* start RAW DATA *
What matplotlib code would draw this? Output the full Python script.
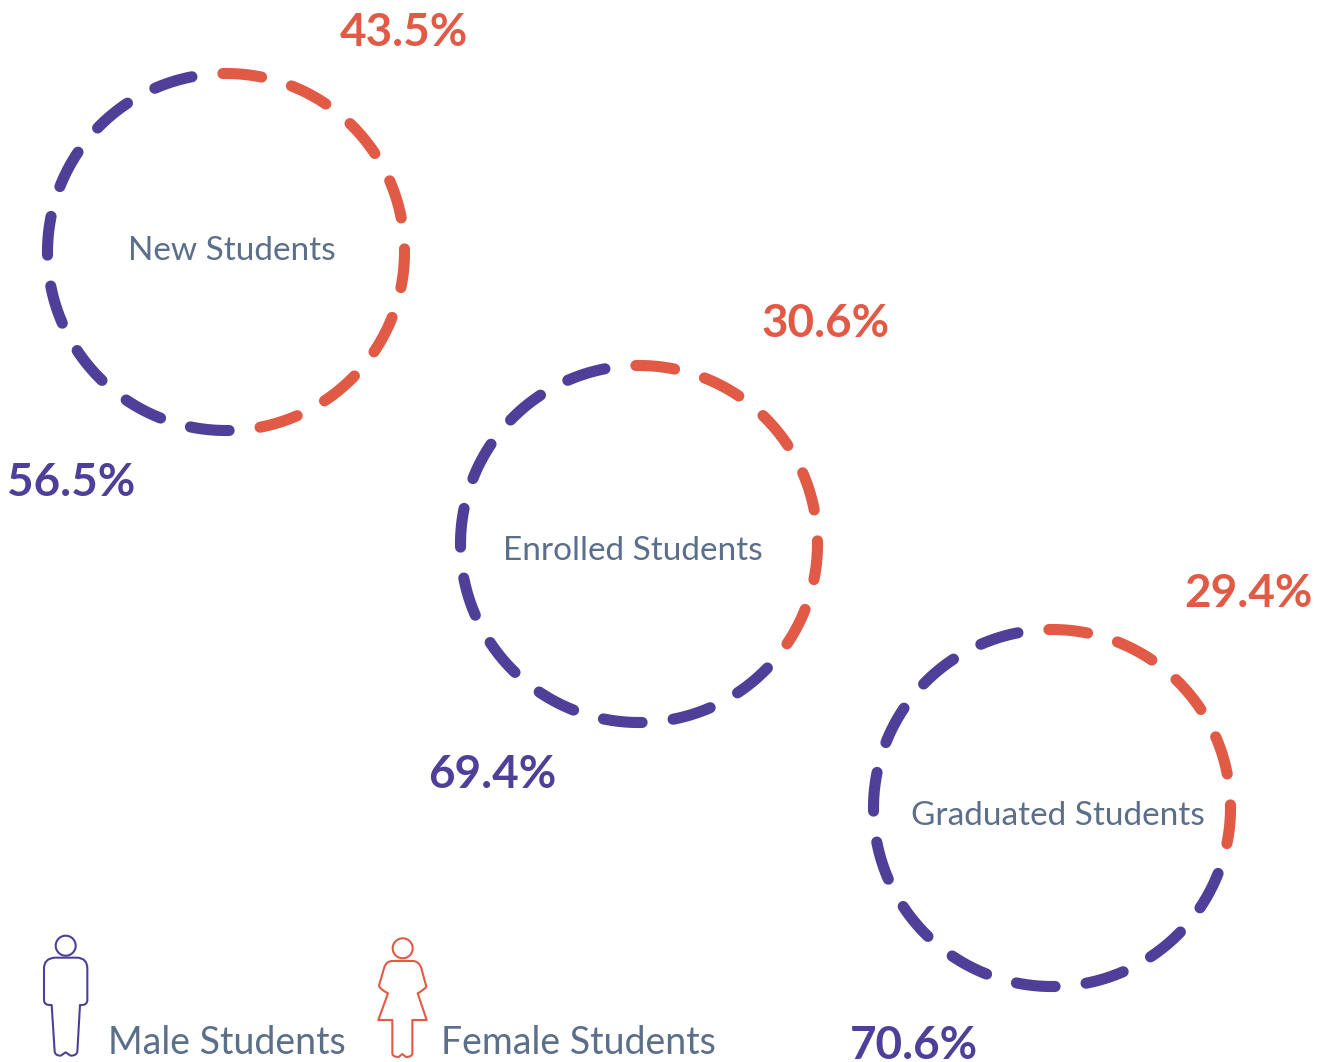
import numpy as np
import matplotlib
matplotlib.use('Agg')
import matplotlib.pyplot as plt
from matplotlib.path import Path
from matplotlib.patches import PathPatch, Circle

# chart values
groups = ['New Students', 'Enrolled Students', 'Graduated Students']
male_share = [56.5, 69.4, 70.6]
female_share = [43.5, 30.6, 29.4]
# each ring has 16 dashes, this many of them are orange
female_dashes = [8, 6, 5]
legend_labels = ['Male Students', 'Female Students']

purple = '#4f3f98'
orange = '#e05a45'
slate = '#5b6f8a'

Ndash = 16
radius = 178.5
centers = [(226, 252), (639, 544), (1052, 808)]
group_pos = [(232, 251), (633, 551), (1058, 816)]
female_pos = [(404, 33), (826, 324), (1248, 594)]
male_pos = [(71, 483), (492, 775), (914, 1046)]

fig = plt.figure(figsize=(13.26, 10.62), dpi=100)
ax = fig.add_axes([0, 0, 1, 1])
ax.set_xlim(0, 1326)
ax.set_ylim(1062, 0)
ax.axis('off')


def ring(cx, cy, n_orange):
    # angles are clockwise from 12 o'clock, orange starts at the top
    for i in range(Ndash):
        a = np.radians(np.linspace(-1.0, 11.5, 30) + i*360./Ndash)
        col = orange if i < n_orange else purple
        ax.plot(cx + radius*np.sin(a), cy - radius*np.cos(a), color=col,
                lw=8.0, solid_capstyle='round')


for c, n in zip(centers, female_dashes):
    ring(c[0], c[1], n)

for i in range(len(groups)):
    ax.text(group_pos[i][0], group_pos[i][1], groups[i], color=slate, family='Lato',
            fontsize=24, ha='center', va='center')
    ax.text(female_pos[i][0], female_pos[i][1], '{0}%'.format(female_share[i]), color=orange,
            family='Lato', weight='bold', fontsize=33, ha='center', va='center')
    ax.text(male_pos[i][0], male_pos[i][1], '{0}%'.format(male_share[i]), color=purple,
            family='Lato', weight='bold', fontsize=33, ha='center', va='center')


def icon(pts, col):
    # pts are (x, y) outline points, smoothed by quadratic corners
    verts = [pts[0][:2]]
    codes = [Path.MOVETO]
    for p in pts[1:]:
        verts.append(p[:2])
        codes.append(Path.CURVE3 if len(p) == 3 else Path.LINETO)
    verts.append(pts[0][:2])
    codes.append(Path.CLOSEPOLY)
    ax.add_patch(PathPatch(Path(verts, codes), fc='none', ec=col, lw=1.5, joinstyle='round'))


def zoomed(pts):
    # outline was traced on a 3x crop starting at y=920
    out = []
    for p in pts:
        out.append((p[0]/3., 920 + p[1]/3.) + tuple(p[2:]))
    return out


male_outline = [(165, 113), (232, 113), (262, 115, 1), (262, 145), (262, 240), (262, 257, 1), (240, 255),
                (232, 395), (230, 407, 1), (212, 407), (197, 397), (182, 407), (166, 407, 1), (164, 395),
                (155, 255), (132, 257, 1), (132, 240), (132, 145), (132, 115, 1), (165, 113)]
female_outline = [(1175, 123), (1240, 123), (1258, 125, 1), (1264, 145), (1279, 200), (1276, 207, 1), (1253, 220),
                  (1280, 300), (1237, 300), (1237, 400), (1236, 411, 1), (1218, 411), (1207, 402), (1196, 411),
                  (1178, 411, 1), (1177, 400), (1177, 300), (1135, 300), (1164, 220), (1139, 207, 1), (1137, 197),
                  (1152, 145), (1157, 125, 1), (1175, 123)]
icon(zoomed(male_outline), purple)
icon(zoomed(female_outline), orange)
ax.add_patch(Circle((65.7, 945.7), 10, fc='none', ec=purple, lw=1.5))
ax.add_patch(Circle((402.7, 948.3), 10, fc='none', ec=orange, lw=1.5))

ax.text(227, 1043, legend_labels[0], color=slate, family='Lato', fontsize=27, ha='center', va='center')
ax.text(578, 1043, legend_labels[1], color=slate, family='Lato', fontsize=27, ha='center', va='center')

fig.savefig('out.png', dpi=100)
* end RAW DATA *
TASK PROMPT: How many of the lines above include the string "this"? Reply with the number by itself.

RESPONSE TO THE EXERCISE: 2